● What is asked:
Find the line with "Reproduce this chart with Bokeh." and the line with "x = list(range(len(months)))", then repeat both of them and every line in between exactly. Omit the pictures.

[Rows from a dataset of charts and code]

────────

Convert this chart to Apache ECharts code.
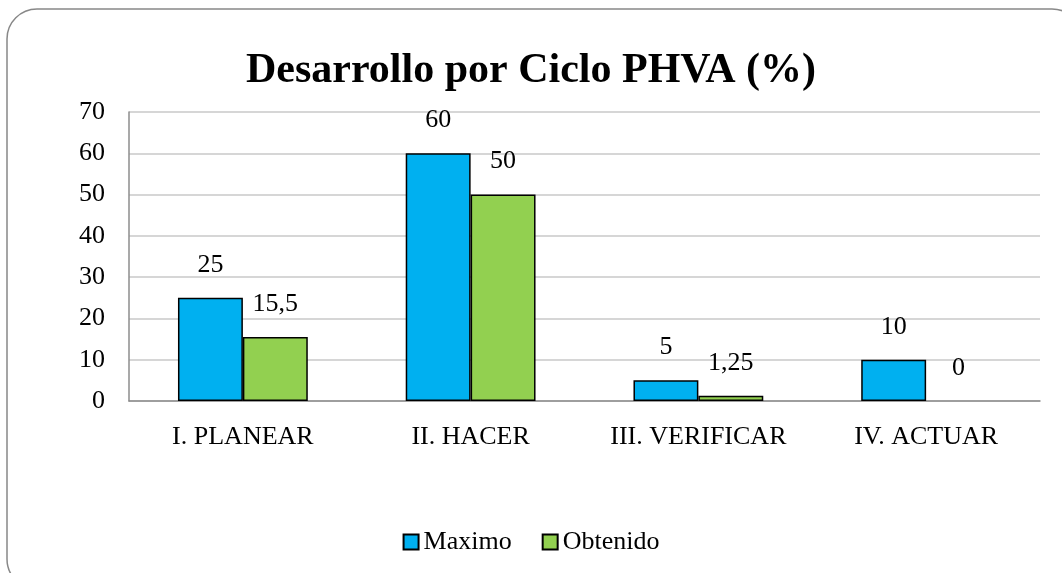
<!DOCTYPE html>
<html>
<head>
<meta charset="utf-8">
<script src="https://cdn.jsdelivr.net/npm/echarts@6/dist/echarts.min.js"></script>
<style>
  html, body { margin: 0; padding: 0; background: #ffffff; }
  #chart { width: 1062px; height: 573px; }
</style>
</head>
<body>
<div id="chart"></div>
<script>
var categories = ["I. PLANEAR", "II. HACER", "III. VERIFICAR", "IV. ACTUAR"];
var maximo = [25, 60, 5, 10];
var obtenido = [15.5, 50, 1.25, 0];
var yTicks = { min: 0, max: 70, interval: 10 };

var serif = "'Liberation Serif', 'Times New Roman', serif";

function comma(v) {
    return String(v).replace(".", ",");
}

// zero-height bars get no outline, like the original
function barData(values) {
    return values.map(function (v) {
        return v === 0 ? { value: v, itemStyle: { borderWidth: 0 } } : v;
    });
}

var chart = echarts.init(document.getElementById("chart"));

var option = {
    backgroundColor: "#ffffff",
    animation: false,
    graphic: [
        {
            type: "rect",
            shape: { x: 7, y: 9, width: 1075, height: 580, r: 30 },
            style: { fill: "none", stroke: "#888888", lineWidth: 1.5 },
            silent: true
        }
    ],
    title: {
        text: "Desarrollo por Ciclo PHVA (%)",
        left: "center",
        top: 45,
        textStyle: {
            fontFamily: serif,
            fontSize: 42,
            fontWeight: "bold",
            color: "#000000"
        }
    },
    legend: {
        bottom: 13,
        left: "center",
        icon: "rect",
        itemWidth: 15,
        itemHeight: 15,
        itemGap: 30,
        textStyle: { fontFamily: serif, fontSize: 26, color: "#000000" },
        data: ["Maximo", "Obtenido"]
    },
    grid: { left: 129, right: 22, top: 112, bottom: 172 },
    xAxis: {
        type: "category",
        data: categories,
        axisTick: { show: false },
        axisLine: { lineStyle: { color: "#8c8c8c", width: 1.5 } },
        axisLabel: { fontFamily: serif, fontSize: 26, color: "#000000", margin: 23, interval: 0 }
    },
    yAxis: {
        type: "value",
        min: yTicks.min,
        max: yTicks.max,
        interval: yTicks.interval,
        axisLine: { show: true, lineStyle: { color: "#8c8c8c", width: 1.5 } },
        axisTick: { show: false },
        splitLine: { lineStyle: { color: "#c8c8c8", width: 1.5 } },
        axisLabel: { fontFamily: serif, fontSize: 26, color: "#000000", margin: 24 }
    },
    series: [
        {
            name: "Maximo",
            type: "bar",
            data: barData(maximo),
            barGap: "0%",
            barCategoryGap: "43%",
            itemStyle: { color: "#00b0f0", borderColor: "#000000", borderWidth: 1.5 },
            label: {
                show: true,
                position: "top",
                distance: 20,
                fontFamily: serif,
                fontSize: 26,
                color: "#000000",
                formatter: function (p) { return comma(p.value); }
            }
        },
        {
            name: "Obtenido",
            type: "bar",
            data: barData(obtenido),
            itemStyle: { color: "#92d050", borderColor: "#000000", borderWidth: 1.5 },
            label: {
                show: true,
                position: "top",
                distance: 20,
                fontFamily: serif,
                fontSize: 26,
                color: "#000000",
                formatter: function (p) { return comma(p.value); }
            }
        }
    ]
};

chart.setOption(option);
</script>
</body>
</html>
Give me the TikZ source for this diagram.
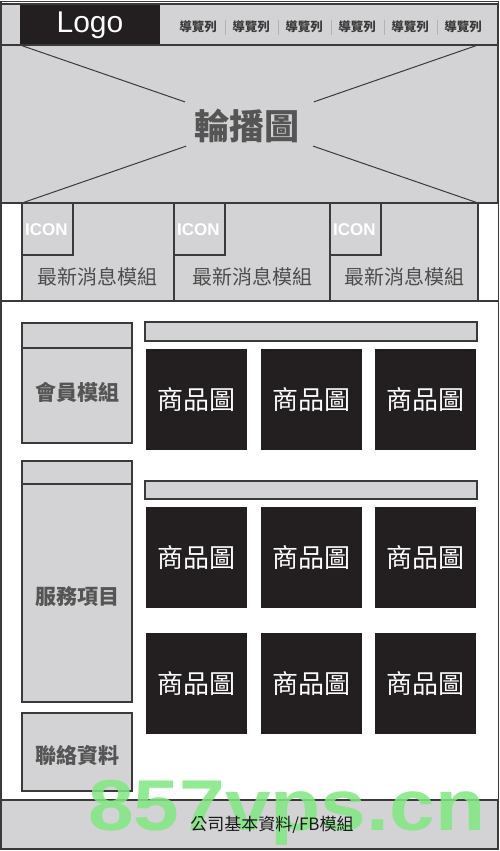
\documentclass[tikz,border=0pt]{standalone}
\usepackage{fontspec}
\setmainfont{Liberation Sans}
\newfontfamily\cjk{Noto Sans CJK TC}
\usetikzlibrary{positioning, calc}
\definecolor{boxgray}{HTML}{D3D3D5}
\definecolor{linegray}{HTML}{3A3A3A}
\definecolor{textgray}{HTML}{555555}
\definecolor{prodblack}{HTML}{231F20}
\definecolor{markgreen}{RGB}{128,232,128}

\begin{document}
\begin{tikzpicture}[x=1pt, y=-1pt]
\tikzset{
  box/.style={draw=linegray, fill=boxgray, line width=1.2pt},
  modtext/.style={text=textgray, font=\cjk\bfseries\fontsize{21}{21}\selectfont},
  newstext/.style={text=textgray!90!black, font=\cjk\fontsize{20}{20}\selectfont},
  navtext/.style={text=linegray, font=\cjk\bfseries\fontsize{12.5}{12.5}\selectfont},
  prod/.style={fill=prodblack, minimum width=101pt, minimum height=101pt, inner sep=0pt,
    text=white, font=\cjk\fontsize{26}{26}\selectfont},
  icontext/.style={text=white, font=\bfseries\fontsize{17}{17}\selectfont, anchor=west, inner sep=0pt}
}

\useasboundingbox (0,0) rectangle (500,851);
\fill[white] (0,0) rectangle (500,851);

% header
\filldraw[box] (1,4) rectangle (498,45);
\fill[prodblack] (20,4.6) rectangle (160,45);
\node[text=white, font=\fontsize{30}{30}\selectfont] (logo) at (90,25) {Logo};
\node[navtext] (nav1) at (198,27) {導覽列};
\node[navtext] (nav2) at (251,27) {導覽列};
\node[navtext] (nav3) at (304,27) {導覽列};
\node[navtext] (nav4) at (357,27) {導覽列};
\node[navtext] (nav5) at (410,27) {導覽列};
\node[navtext] (nav6) at (463,27) {導覽列};
\draw[gray!60, line width=0.8pt] (225,20) -- (225,35);
\draw[gray!60, line width=0.8pt] (278,20) -- (278,35);
\draw[gray!60, line width=0.8pt] (331,20) -- (331,35);
\draw[gray!60, line width=0.8pt] (384,20) -- (384,35);
\draw[gray!60, line width=0.8pt] (437,20) -- (437,35);

% carousel
\filldraw[box] (1,45) rectangle (498,203);
\coordinate (XA) at (20,45);
\coordinate (XB) at (478,203);
\coordinate (XC) at (478,45);
\coordinate (XD) at (22,203);
\draw[linegray, line width=1pt] (XA) -- ($(XA)!0.36!(XB)$);
\draw[linegray, line width=1pt] (XB) -- ($(XB)!0.36!(XA)$);
\draw[linegray, line width=1pt] (XC) -- ($(XC)!0.36!(XD)$);
\draw[linegray, line width=1pt] (XD) -- ($(XD)!0.36!(XC)$);
\node[text=textgray, font=\cjk\bfseries\fontsize{35}{35}\selectfont] (slide) at (247,126) {輪播圖};

% news row
\draw[box] (22,203) rectangle (174,301);
\draw[box] (174,203) rectangle (330,301);
\draw[box] (330,203) rectangle (478,301);
\draw[box] (22,203) rectangle (73,255);
\draw[box] (174,203) rectangle (225,255);
\draw[box] (330,203) rectangle (381,255);
\node[icontext] (icon1) at (25,230) {ICON};
\node[icontext] (icon2) at (177,230) {ICON};
\node[icontext] (icon3) at (333,230) {ICON};
\node[newstext] (news1) at (97,277) {最新消息模組};
\node[newstext] (news2) at (252,277) {最新消息模組};
\node[newstext] (news3) at (404,277) {最新消息模組};
\draw[linegray, line width=1.2pt] (1,301) -- (498,301);

% left column
\draw[box] (22,323) rectangle (132,443);
\draw[linegray, line width=1.2pt] (22,348) -- (132,348);
\node[modtext] (member) at (77,392) {會員模組};
\draw[box] (22,461) rectangle (132,702);
\draw[linegray, line width=1.2pt] (22,484) -- (132,484);
\node[modtext] (service) at (77,597) {服務項目};
\draw[box] (22,713) rectangle (132,791);
\node[modtext] (contact) at (77,755) {聯絡資料};

% products
\draw[box] (145,322) rectangle (477,341);
\draw[box] (145,481) rectangle (477,499);
\node[prod] (prodA1) at (196.5,399.5) {商品圖};
\node[prod] (prodA2) at (311,399.5) {商品圖};
\node[prod] (prodA3) at (425.5,399.5) {商品圖};
\node[prod] (prodB1) at (196.5,557.5) {商品圖};
\node[prod] (prodB2) at (311,557.5) {商品圖};
\node[prod] (prodB3) at (425.5,557.5) {商品圖};
\node[prod] (prodC1) at (196.5,683.5) {商品圖};
\node[prod] (prodC2) at (311,683.5) {商品圖};
\node[prod] (prodC3) at (425.5,683.5) {商品圖};

% footer
\filldraw[box] (1,800) rectangle (498,849);

% outer frame
\draw[linegray, line width=1.5pt] (1,1.5) rectangle (498.5,849.5);

% watermark
\node[anchor=base west, inner sep=0pt, text=markgreen, opacity=0.85, xscale=1.14,
  font=\bfseries\fontsize{72}{72}\selectfont] (mark) at (88,830) {857vps.cn};
\node[text=black!90, font=\cjk\fontsize{17}{17}\selectfont] (footer) at (272,825) {公司基本資料/FB模組};
\end{tikzpicture}
\end{document}
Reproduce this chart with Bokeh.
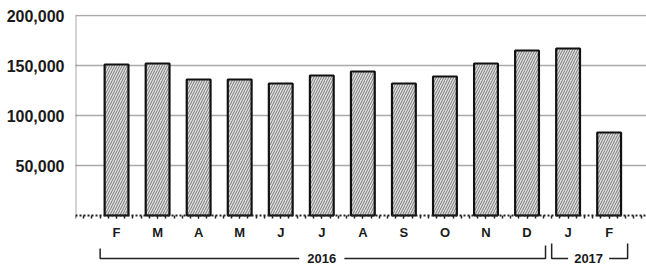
from bokeh.plotting import figure
from bokeh.models import FixedTicker, Range1d, ColumnDataSource, NumeralTickFormatter
from bokeh.core.properties import value
from bokeh.embed import file_html
from bokeh.resources import INLINE

months = ["F", "M", "A", "M", "J", "J", "A", "S", "O", "N", "D", "J", "F"]
values = [151000, 152000, 136000, 136000, 132000, 140000, 144000, 132000, 139000, 152000, 165000, 167000, 83000]
years = ["2016", "2017"]
year_first = [0, 11]
year_last = [10, 12]
y_ticks = [50000, 100000, 150000, 200000]

FONT = "Liberation Sans"
x = list(range(len(months)))

p = figure(width=646, height=266, output_backend="svg", toolbar_location=None,
           x_range=Range1d(-1.0, 12.91), y_range=Range1d(-51000, 201000),
           min_border_left=75, min_border_right=0, min_border_top=14, min_border_bottom=0)
p.outline_line_color = None
p.background_fill_color = "white"
p.border_fill_color = "white"

# grid
p.xgrid.visible = False
p.ygrid.ticker = FixedTicker(ticks=y_ticks)
p.ygrid.grid_line_color = "#555555"
p.ygrid.grid_line_dash = "1 1"
p.ygrid.grid_line_width = 1.5

# left dotted frame line (0 -> 200k)
p.line(x=[-1.0, -1.0], y=[0, y_ticks[-1]], line_color="#555555", line_dash="1 1", line_width=2)

src = ColumnDataSource(dict(x=x, top=values))
p.vbar(x="x", top="top", bottom=0, width=0.58, source=src,
       fill_color="#dedede", line_color="#111111", line_width=2.2,
       hatch_pattern="/", hatch_color="#7a7a7a", hatch_scale=5, hatch_weight=1)

# y axis
p.yaxis.ticker = FixedTicker(ticks=y_ticks)
p.yaxis.formatter = NumeralTickFormatter(format="0,0")
p.yaxis.axis_line_color = None
p.yaxis.major_tick_line_color = None
p.yaxis.minor_tick_line_color = None
p.yaxis.major_label_standoff = 5
p.yaxis.major_label_text_font = FONT
p.yaxis.major_label_text_font_size = "16px"
p.yaxis.major_label_text_font_style = "bold"
p.yaxis.major_label_text_color = "#1a1a1a"

# x axis at y = 0
minor = [round(-1.0 + 0.2 * i, 2) for i in range(70)]
p.xaxis.fixed_location = 0
p.xaxis.ticker = FixedTicker(ticks=x, minor_ticks=minor)
p.xaxis.major_label_overrides = {i: m for i, m in enumerate(months)}
p.xaxis.axis_line_color = "#222222"
p.xaxis.axis_line_dash = "2 2"
p.xaxis.axis_line_width = 2
p.xaxis.major_tick_line_color = "#222222"
p.xaxis.major_tick_in = 0
p.xaxis.major_tick_out = 3
p.xaxis.minor_tick_line_color = "#222222"
p.xaxis.minor_tick_in = 0
p.xaxis.minor_tick_out = 3
p.xaxis.minor_tick_line_width = 1.5
p.xaxis.major_label_standoff = 6
p.xaxis.major_label_text_font = FONT
p.xaxis.major_label_text_font_size = "13px"
p.xaxis.major_label_text_font_style = "bold"
p.xaxis.major_label_text_color = "#1a1a1a"

# year brackets
ybar = -43000
gaps = [0.55, 0.5]
for yr, a, b, g in zip(years, year_first, year_last, gaps):
    left = a - 0.4
    right = b + 0.45
    mid = (a + b) / 2
    p.line(x=[left, left, mid - g], y=[-33000 if a == 0 else -28000, ybar, ybar], line_color="#222222", line_width=1.5)
    p.line(x=[mid + g, right, right], y=[ybar, ybar, -30000 if a == 0 else -28000], line_color="#222222", line_width=1.5)
    p.text(x=[mid], y=[ybar], text=[yr], text_align="center", text_baseline="middle",
           text_font=value(FONT), text_font_size="13px", text_font_style="bold", text_color="#1a1a1a")

open("out.html", "w").write(file_html(p, INLINE))
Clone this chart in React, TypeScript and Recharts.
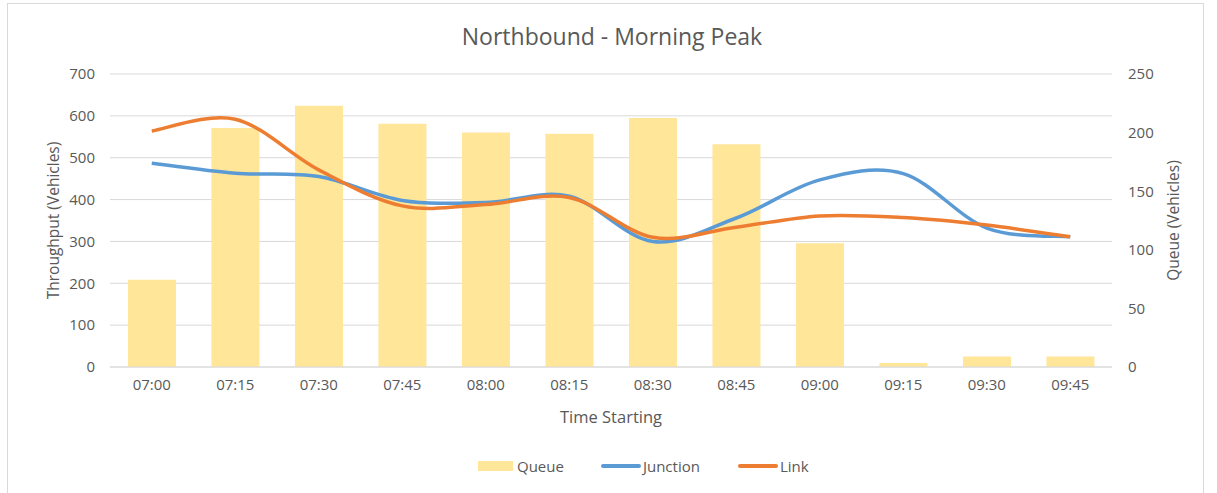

────────

● Completed task:
Reproduce this chart with Bokeh.
from bokeh.plotting import figure
from bokeh.models import FixedTicker, Range1d, ColumnDataSource, NumeralTickFormatter
from bokeh.core.properties import value
from bokeh.embed import file_html
from bokeh.resources import INLINE

months = ["F", "M", "A", "M", "J", "J", "A", "S", "O", "N", "D", "J", "F"]
values = [151000, 152000, 136000, 136000, 132000, 140000, 144000, 132000, 139000, 152000, 165000, 167000, 83000]
years = ["2016", "2017"]
year_first = [0, 11]
year_last = [10, 12]
y_ticks = [50000, 100000, 150000, 200000]

FONT = "Liberation Sans"
x = list(range(len(months)))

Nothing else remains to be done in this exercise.